While most were comfortable sending standard designs or designs at older process nodes like quarter-micron, offshoring 65-nm designs was "a NO across the board," says Selburn. Designs moving into newer process nodes like 65 and 45 nm are typically done at home.
One design house in India actually offshored part of a complicated design to the U.S., where more skilled engineers could handle it, according to Selburn. Analysts agree that Indian engineering is typically leading-edge, but most say that China's engineering force isn't as experienced in the latest process nodes.
"Not to say that there isn't some level of state-of-the-art in China," says Selburn, "but their design capabilities are usually two or three nodes behind the state-of-the-art."
Still, India and China remain top contenders for attracting companies looking to offshore design centers, as well as for emerging design companies opening up shop in those regions. Much to the frustration of parent companies, engineers in those countries are beginning to realize it.

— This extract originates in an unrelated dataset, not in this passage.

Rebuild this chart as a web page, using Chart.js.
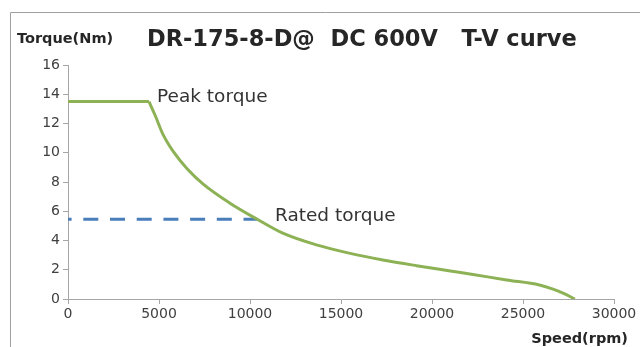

Selburn says Indian engineers are discovering job-hopping, leaving one employer for another across the street that pays better. Eventually, that could mean offshoring design services will cost more.
"It's going to narrow the gap," he said, "but right now it's the Grand Canyon."
Design houses and service companies won't have to worry about customers trying to find more thrifty design alternatives anytime soon. As chips become more complex, companies will rely on design services to get their projects completed on time, replete with the latest technology. So, as the technological wherewithal rises to match that of U.S.-based firms, companies will likely look east with more frequency.